The counterintuitive read here? This might actually help legitimate crypto adoption long-term. The crypto ATM sector has been a reputational anchor for an industry desperately trying to shed its association with scams and shadowy transactions. Clearing out fraud-prone infrastructure could make it easier — not harder — for crypto to earn mainstream institutional trust.
The losers in the short term are clear: operators pulling machines out of Tennessee and Indiana, and host businesses scrambling to audit their own legal exposure. The winners, if any, are the consumers who were quietly being fleeced — and the broader crypto ecosystem that no longer has to answer for machines that functioned, in practice, as fraud delivery systems.
What to Watch
Track how many other state legislatures introduce similar bills in the next two legislative sessions. Tennessee and Indiana didn’t invent this playbook — they refined it. If three or four more states follow with unanimous or near-unanimous votes, you’re watching the beginning of a coordinated, state-by-state erasure of the crypto ATM industry as it currently exists.

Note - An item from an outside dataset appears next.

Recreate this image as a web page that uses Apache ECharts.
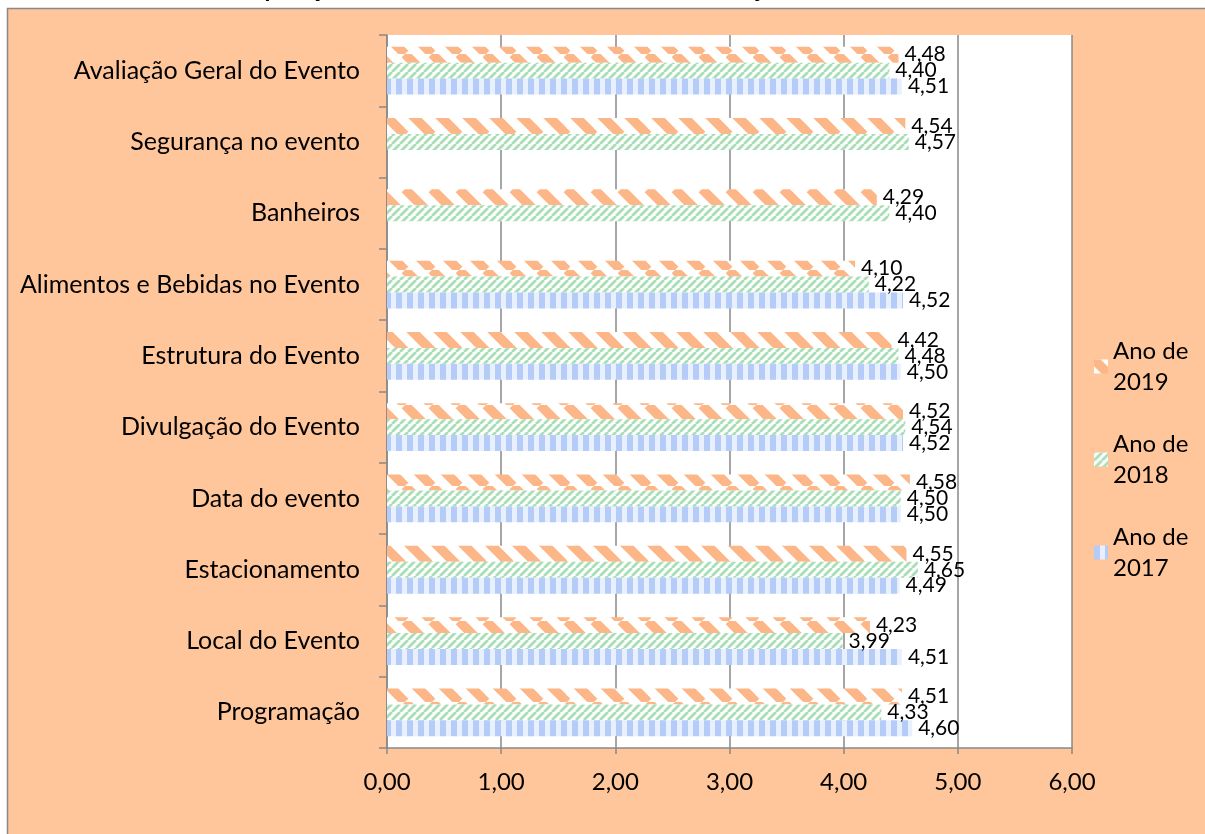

Watch also for legal challenges from crypto ATM operators contesting the host-liability clause. That’s the provision most likely to face a court fight — and the outcome of that fight will determine whether other states adopt the same language or water it down.
And keep an eye on federal regulators. When states move in lockstep this fast, Washington tends to notice — and sometimes decides it wants to set the national standard before the patchwork gets too messy to manage.